Aren't statistics fun?
I looked for bias towards directors and actors and didn't find anything terribly interesting. There were 8 repeat directors in 18 films, which means 75 movies had 65 unique directors. Only two directors were responsible for three films: Sam Raimi of Evil Dead fame and James Whale who directed the classic Frankenstein. Alfred Hitchcock, Roman Polanski, and a few others I had to look up rounded out the repeat offenders. See? Not terribly interesting. And zero useful data looking at the actors. I did, however, sense something of a bias towards classics in the number of films on the list - 35% of the films are listed as classics, and not necessarily because they were released prior to 1974. A number of films from the 1930s into the 1970s are not listed as classics. I stopped at 1974 because Texas Chainsaw Massacre is the most recent "classic". I did not sense a real bias on the ranking though; six of the 26 classics are in the top ten while four are in the bottom ten. 20% of the films on the list are what I call "artsy" films, those classified as special interest or art house and international. Two of the 15 artsy films are in the top ten while three are in the bottom ten, including the film that came in last.
Enough with the spreadsheet already!
So do I agree with the list? Well, I definitely do not think these are the 75 best horror movies and certainly they are not my 75 favorites - probably not yours either. Nosferatu, the famously overrated silent vampire movie, is right up near the top where it seems all critics think it should be while The Shining, a favorite among horror fans, is ranked dead last. But hey, at least The Shining made the list. Some really great horror films are conspicuously absent; The Exorcist, The Omen, Poltergeist, or my current vote for the scariest movie ever: The Conjuring. And no sign of the Insidious series, which I am a fan of, or the Friday the 13th films, which I am not a fan of. After seven sequels and a remake, couldn't we safely say that Jason has a place? If Jaws is a horror film then where is Cujo? And what about the 1990 TV Series that spawned perhaps the most anticipated horror remake this year: It? Let's just say that few if any lists are identical (another statistic I am not going to chase) and my top 75 won't be your top 75 - or anybody else's top 75. So by definition, I'm pretty sure nobody agrees with the list.

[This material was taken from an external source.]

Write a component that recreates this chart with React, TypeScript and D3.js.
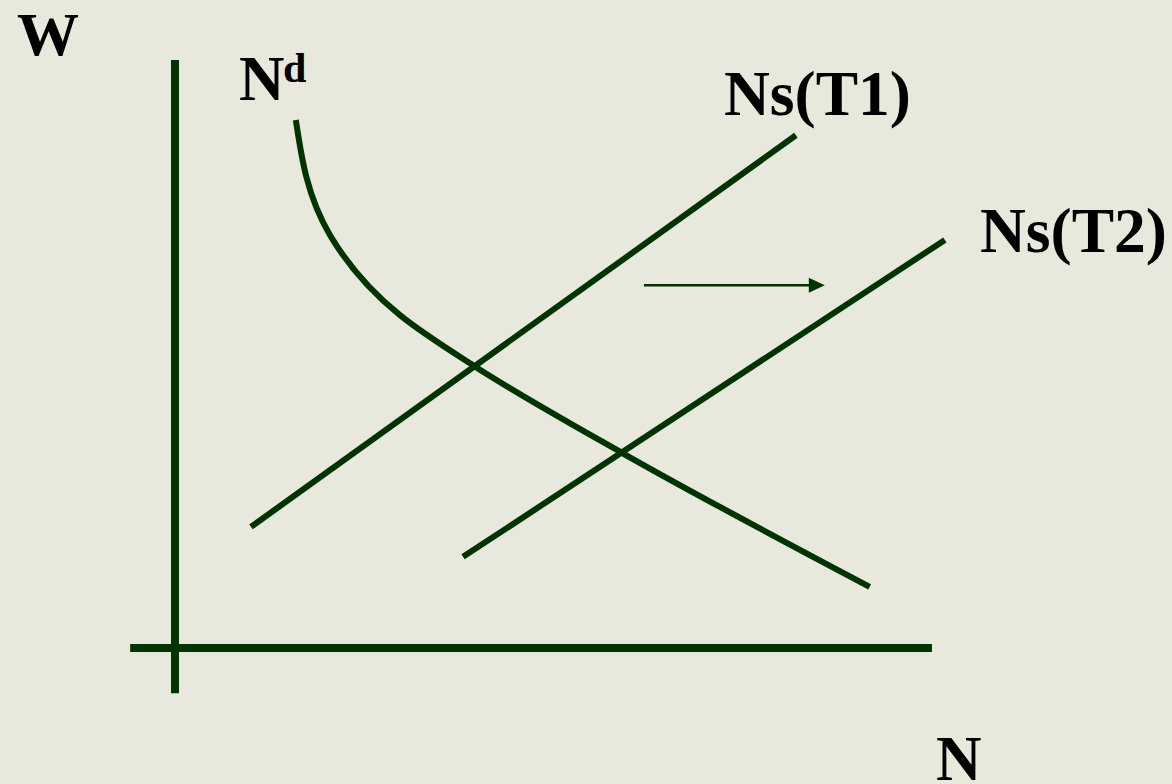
import React from "react";
import * as d3 from "d3";

const W = 1172;
const H = 784;

// Data in abstract units (N on x, W on y)
const demandCurve: [number, number][] = [
  [15.9, 89.8],
  [20.4, 70.2],
  [29.6, 56.6],
  [39.3, 48.0],
  [58.8, 33.2],
  [91.4, 10.4],
];
const supplyT1: [number, number][] = [
  [10.0, 20.6],
  [81.7, 87.2],
];
const supplyT2: [number, number][] = [
  [37.9, 15.5],
  [101.3, 69.4],
];
const shiftArrow: [number, number][] = [
  [61.7, 61.7],
  [85.5, 61.7],
];
const axisXExtent = [-5.9, 99.6];
const axisYExtent = [-7.7, 100];

const labels = {
  w: "W",
  n: "N",
  nd: "N",
  ndSup: "d",
  t1: "Ns(T1)",
  t2: "Ns(T2)",
};

export default function App() {
  const x = d3.scaleLinear().domain([0, 100]).range([175, 935]);
  const y = d3.scaleLinear().domain([0, 100]).range([648, 60]);
  const line = d3
    .line<[number, number]>()
    .x((d) => x(d[0]))
    .y((d) => y(d[1]));
  const curve = d3
    .line<[number, number]>()
    .x((d) => x(d[0]))
    .y((d) => y(d[1]))
    .curve(d3.curveMonotoneY);

  const green = "#003300";
  const font = "'Liberation Serif', 'Times New Roman', serif";

  const ax = x(shiftArrow[1][0]);
  const ay = y(shiftArrow[1][1]);

  return (
    <div
      style={{
        position: "fixed",
        left: 0,
        top: 0,
        width: W,
        height: H,
        background: "#E8E8DC",
      }}
    >
      <svg width={W} height={H} style={{ display: "block" }}>
        <rect width={W} height={H} fill="#E8E8DC" />
        {/* axes */}
        <line
          x1={x(0)}
          x2={x(0)}
          y1={y(axisYExtent[1])}
          y2={y(axisYExtent[0])}
          stroke={green}
          strokeWidth={8}
        />
        <line
          x1={x(axisXExtent[0])}
          x2={x(axisXExtent[1])}
          y1={y(0)}
          y2={y(0)}
          stroke={green}
          strokeWidth={8}
        />
        {/* curves */}
        <path d={line(supplyT1) || ""} fill="none" stroke={green} strokeWidth={6} />
        <path d={line(supplyT2) || ""} fill="none" stroke={green} strokeWidth={6} />
        <path d={curve(demandCurve) || ""} fill="none" stroke={green} strokeWidth={6} />
        {/* arrow */}
        <line
          x1={x(shiftArrow[0][0])}
          x2={ax - 12}
          y1={y(shiftArrow[0][1])}
          y2={ay}
          stroke={green}
          strokeWidth={2.5}
        />
        <path
          d={`M${ax},${ay} L${ax - 16},${ay - 7.5} L${ax - 16},${ay + 7.5} Z`}
          fill={green}
        />
        {/* labels */}
        <g fontFamily={font} fontWeight="bold" fill="#000">
          <text x={17} y={55} fontSize={62}>
            {labels.w}
          </text>
          <text x={239} y={100} fontSize={63}>
            {labels.nd}
          </text>
          <text x={283} y={82} fontSize={42}>
            {labels.ndSup}
          </text>
          <text x={724} y={115} fontSize={63.5}>
            {labels.t1}
          </text>
          <text x={980} y={252} fontSize={63.5}>
            {labels.t2}
          </text>
          <text x={936} y={780} fontSize={63}>
            {labels.n}
          </text>
        </g>
      </svg>
    </div>
  );
}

But remember, these are the not the "best," just the "top rated." And that information is, I think, a little bit dangerous. How many times do you decide to see a movie - or rather NOT see a movie - based on a critic's review?
So this season, choose movies that appeal to your own scary rules. Enjoy the gratuitous scares, the re-told plots, the cliched endings, the remakes, the originals ... all of it. Because the only thing that matters is what you think. Was it worth your time, would you watch it again, and does it go on this year's moviefest list?
Preseason is upon us folks. Time to make your own lists.